• Aim:
Your task is to retype, word for word, the lines from the start of the data through the line holding "from matplotlib.transforms import". Do not include the pictures.

• Given information:
*-*-*
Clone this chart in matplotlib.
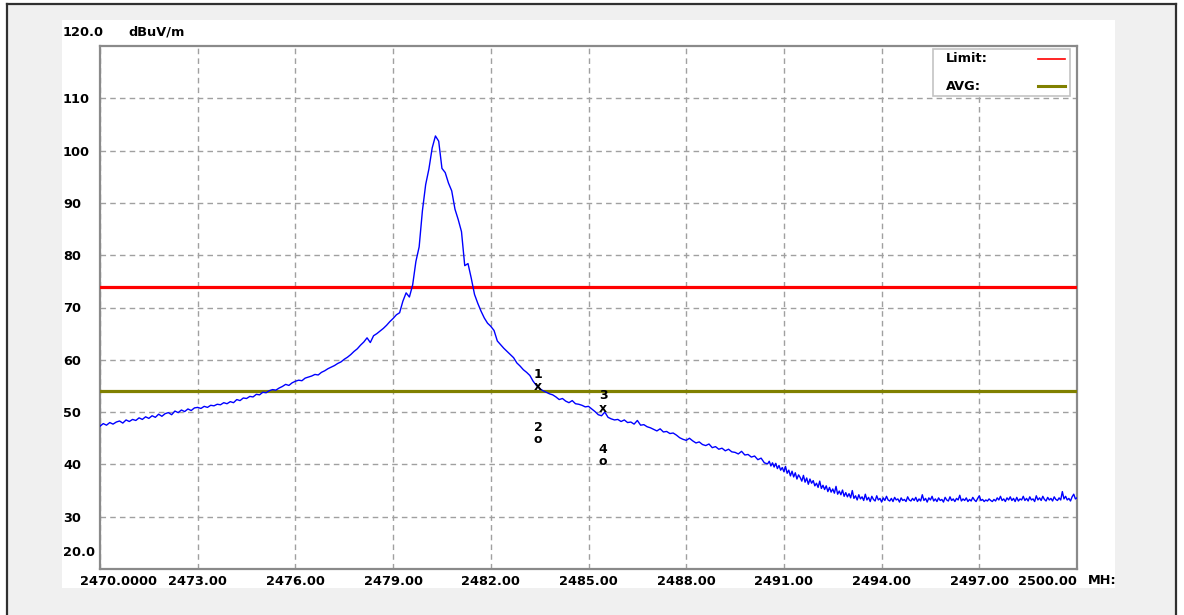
import numpy as np
import matplotlib
matplotlib.use("Agg")
import matplotlib.pyplot as plt
from matplotlib.patches import Rectangle
from matplotlib.lines import Line2D
from matplotlib.transforms import blended_transform_factory, ScaledTranslation

# ---------------- data ----------------
# sweep part 1: 2470.0 .. 2490.4 MHz, 0.1 MHz steps
level_part1 = [
    47.3, 47.8, 47.5, 48.0, 47.7, 48.1, 48.3, 47.9, 48.5, 48.2,
    48.6, 48.4, 48.9, 48.6, 49.1, 48.8, 49.3, 49.0, 49.6, 49.2,
    49.7, 49.9, 49.5, 50.2, 49.9, 50.4, 50.1, 50.6, 50.3, 50.8,
    50.9, 50.7, 51.1, 50.9, 51.3, 51.2, 51.5, 51.4, 51.8, 51.6,
    52.0, 51.8, 52.4, 52.2, 52.7, 52.6, 53.0, 52.9, 53.4, 53.3,
    53.8, 53.7, 54.1, 54.3, 54.2, 54.6, 54.9, 55.3, 55.1, 55.6,
    55.9, 56.1, 56.0, 56.5, 56.7, 56.9, 57.2, 57.1, 57.6, 57.9,
    58.3, 58.6, 58.9, 59.3, 59.6, 60.1, 60.5, 61.0, 61.6, 62.1,
    62.8, 63.4, 64.2, 63.3, 64.6, 65.0, 65.5, 66.0, 66.6, 67.3,
    67.9, 68.6, 69.0, 71.2, 72.8, 72.0, 74.3, 78.8, 81.6, 88.5,
    93.5, 96.5, 100.5, 102.8, 101.8, 96.6, 95.8, 93.8, 92.3, 88.8,
    86.8, 84.5, 78.0, 78.4, 75.6, 72.5, 70.8, 69.3, 68.0, 67.0,
    66.4, 65.6, 63.6, 62.9, 62.2, 61.6, 61.0, 60.4, 59.4, 58.8,
    58.1, 57.6, 57.0, 55.9, 55.1, 54.5, 54.1, 53.8, 53.5, 53.3,
    52.9, 52.4, 52.6, 52.1, 51.8, 52.2, 51.6, 51.5, 51.3, 51.0,
    51.1, 50.6, 50.1, 49.5, 49.3, 50.0, 49.0, 48.7, 48.5, 48.6,
    48.2, 48.5, 48.0, 48.1, 47.7, 48.4, 47.5, 47.6, 47.2, 47.0,
    46.7, 46.4, 46.8, 46.2, 46.3, 45.9, 46.0, 45.6, 45.1, 44.8,
    44.6, 45.0, 44.5, 44.1, 44.3, 43.8, 43.6, 43.9, 43.2, 43.4,
    42.9, 43.1, 42.6, 42.9, 42.4, 42.3, 42.0, 42.5, 41.8, 41.9,
    41.4, 41.6, 40.9, 41.2, 40.3,
]
# sweep part 2: 2490.5 .. 2500.0 MHz, 0.05 MHz steps
level_part2 = [
    40.1, 40.6, 39.7, 40.3, 39.5, 40.2, 39.2, 39.8, 38.9, 39.4,
    38.6, 39.6, 38.3, 38.9, 37.8, 38.7, 37.6, 38.4, 37.2, 38.0,
    37.5, 36.8, 37.9, 36.6, 37.4, 36.2, 37.2, 36.4, 36.9, 35.9,
    36.4, 35.6, 36.8, 35.4, 36.0, 35.2, 35.9, 34.8, 35.6, 34.7,
    35.3, 34.5, 35.8, 34.3, 34.9, 34.2, 35.1, 33.9, 34.6, 33.8,
    34.4, 33.6, 35.0, 33.5, 34.0, 33.2, 34.2, 33.4, 33.8, 33.1,
    34.3, 33.2, 33.7, 32.9, 33.9, 33.3, 33.0, 34.0, 33.2, 33.5,
    32.8, 33.6, 33.1, 33.9, 33.2, 33.0, 33.5, 32.9, 33.7, 33.2,
    33.4, 32.8, 33.6, 33.1, 33.3, 32.9, 33.8, 33.2, 33.0, 33.5,
    33.1, 33.7, 32.9, 33.4, 33.0, 34.2, 33.1, 33.5, 32.8, 33.6,
    33.2, 33.9, 33.0, 33.4, 32.9, 33.6, 33.1, 33.3, 32.8, 33.7,
    33.2, 33.0, 33.8, 33.1, 33.4, 32.9, 33.5, 33.2, 34.1, 33.0,
    33.4, 33.1, 33.6, 32.9, 33.3, 33.0, 33.7, 33.2, 32.9, 33.5,
    34.0, 33.1, 33.3, 32.9, 33.2, 33.0, 33.4, 33.1, 32.9, 33.3,
    33.0, 33.6, 33.2, 33.9, 33.1, 33.4, 32.9, 33.6, 33.2, 33.8,
    33.1, 33.5, 32.9, 33.7, 33.0, 33.4, 33.2, 33.9, 33.1, 33.5,
    33.0, 33.8, 33.2, 33.4, 32.9, 34.0, 33.2, 33.6, 33.1, 33.9,
    33.3, 33.0, 33.7, 33.2, 33.5, 33.0, 33.8, 33.3, 33.1, 33.6,
    33.2, 34.8, 33.4, 33.9, 33.2, 33.5, 33.0, 33.8, 34.3, 33.4,
    33.6,
]
freq_part1 = np.linspace(2470.0, 2490.4, len(level_part1))
freq_part2 = np.linspace(2490.5, 2500.0, len(level_part2))
freq_mhz = np.concatenate([freq_part1, freq_part2])
level_dbuv = np.concatenate([level_part1, level_part2])

limit_level = 74.0
avg_level = 54.0

marker_ids = ["1", "2", "3", "4"]
marker_freq = [2483.45, 2483.45, 2485.45, 2485.45]
marker_level = [54.8, 44.7, 50.7, 40.5]
marker_sym = ["x", "o", "x", "o"]

x_ticks = [2470, 2473, 2476, 2479, 2482, 2485, 2488, 2491, 2494, 2497, 2500]
x_tick_labels = ["2470.0000", "2473.00", "2476.00", "2479.00", "2482.00", "2485.00",
                 "2488.00", "2491.00", "2494.00", "2497.00", "2500.00"]
y_ticks = [30, 40, 50, 60, 70, 80, 90, 100, 110]
y_tick_labels = ["30", "40", "50", "60", "70", "80", "90", "100", "110"]
y_min, y_max = 20.0, 120.0
y_min_label, y_max_label = "20.0", "120.0"
unit_label = "dBuV/m"
freq_unit_label = "MH:"
legend_names = ["Limit:", "AVG:"]

# ---------------- figure ----------------
W, H = 1184, 615
fig = plt.figure(figsize=(W / 100, H / 100), dpi=100, facecolor="white")

def fx(px):
    return px / W

def fy(py):
    return 1 - py / H

# outer gray panel with dark frame
fig.patches.append(Rectangle((fx(7), 0), fx(1176) - fx(7), fy(4), transform=fig.transFigure,
                             facecolor="#f0f0f0", edgecolor="none", zorder=-3))
for xs, ys in [([fx(7), fx(7)], [0, fy(4)]), ([fx(7), fx(1176)], [fy(4), fy(4)]),
               ([fx(1176), fx(1176)], [fy(4), 0])]:
    fig.lines.append(Line2D(xs, ys, transform=fig.transFigure, color="#303030", lw=1.6, zorder=-1))
# white plot panel
fig.patches.append(Rectangle((fx(62), fy(588)), fx(1115) - fx(62), fy(20) - fy(588),
                             transform=fig.transFigure, facecolor="white", edgecolor="none", zorder=-2))

ax = fig.add_axes([fx(100), fy(569), fx(1077) - fx(100), fy(46) - fy(569)])
ax.set_zorder(1)
ax.set_facecolor("white")
ax.set_xlim(2470.0, 2500.0)
ax.set_ylim(y_min, y_max)

fs = 9.3
fw = "bold"

ax.set_xticks(x_ticks)
ax.set_xticklabels(x_tick_labels, fontsize=fs, fontweight=fw)
ax.set_yticks(y_ticks)
ax.set_yticklabels(y_tick_labels, fontsize=fs, fontweight=fw, ha="left")
ax.tick_params(axis="both", length=0)
ax.tick_params(axis="x", pad=4)
ax.tick_params(axis="y", pad=37 * 0.72)

xl = ax.get_xticklabels()
xl[0].set_transform(xl[0].get_transform() + ScaledTranslation(0.185, 0, fig.dpi_scale_trans))
xl[-1].set_transform(xl[-1].get_transform() + ScaledTranslation(-0.30, 0, fig.dpi_scale_trans))

ax.grid(True, color="#a0a0a0", linestyle=(0, (4, 3)), linewidth=1.0)
ax.set_axisbelow(True)

for s in ax.spines.values():
    s.set_color("#8a8a8a")
    s.set_linewidth(1.6)

# limit lines
ax.axhline(limit_level, color="#ff0000", lw=2.3, zorder=3)
ax.axhline(avg_level, color="#808000", lw=2.3, zorder=3)

# trace
ax.plot(freq_mhz, level_dbuv, color="#0000ff", lw=1.0, zorder=4)

# markers
for mid, mf, ml, ms in zip(marker_ids, marker_freq, marker_level, marker_sym):
    ax.text(mf, ml, ms, ha="center", va="center", fontsize=9, fontweight="bold",
            color="black", zorder=6)
    ax.annotate(mid, (mf, ml), xytext=(0, 9), textcoords="offset points", ha="center",
                va="center", fontsize=9, fontweight="bold", color="black", zorder=6)

# y-axis end labels and unit
tr_left = blended_transform_factory(fig.transFigure, ax.transAxes)
ax.text(fx(63), 1.0, y_max_label, transform=tr_left + ScaledTranslation(0, 0.14, fig.dpi_scale_trans),
        ha="left", va="center", fontsize=fs, fontweight=fw, clip_on=False)
ax.text(fx(128), 1.0, unit_label, transform=tr_left + ScaledTranslation(0, 0.14, fig.dpi_scale_trans),
        ha="left", va="center", fontsize=fs, fontweight=fw, clip_on=False)
ax.text(fx(63), 0.0, y_min_label, transform=tr_left + ScaledTranslation(0, 0.16, fig.dpi_scale_trans),
        ha="left", va="center", fontsize=fs, fontweight=fw, clip_on=False)
ax.text(fx(1088), 0.0, freq_unit_label, transform=tr_left + ScaledTranslation(0, -0.11, fig.dpi_scale_trans),
        ha="left", va="center", fontsize=fs, fontweight=fw, clip_on=False)

# legend box
def axx(px):
    return (px - 100) / 977.0

def axy(py):
    return (569 - py) / 523.0

ax.add_patch(Rectangle((axx(933), axy(96)), axx(1070) - axx(933), axy(49) - axy(96),
                       transform=ax.transAxes, facecolor="white", edgecolor="#c4c4c4",
                       lw=1.2, zorder=7))
legend_colors = ["#ff0000", "#808000"]
legend_lw = [1.2, 2.2]
for i, (name, col, lw) in enumerate(zip(legend_names, legend_colors, legend_lw)):
    yy = axy(59 + 27 * i)
    ax.text(axx(946), yy, name, transform=ax.transAxes, ha="left", va="center",
            fontsize=fs, fontweight=fw, zorder=8)
    ax.add_line(Line2D([axx(1038), axx(1065)], [yy, yy], transform=ax.transAxes,
                       color=col, lw=lw, zorder=8))

fig.savefig("out.png", dpi=100, facecolor=fig.get_facecolor())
*-*-*
• Result of this exercise:
Clone this chart in matplotlib.
import numpy as np
import matplotlib
matplotlib.use("Agg")
import matplotlib.pyplot as plt
from matplotlib.patches import Rectangle
from matplotlib.lines import Line2D
from matplotlib.transforms import blended_transform_factory, ScaledTranslation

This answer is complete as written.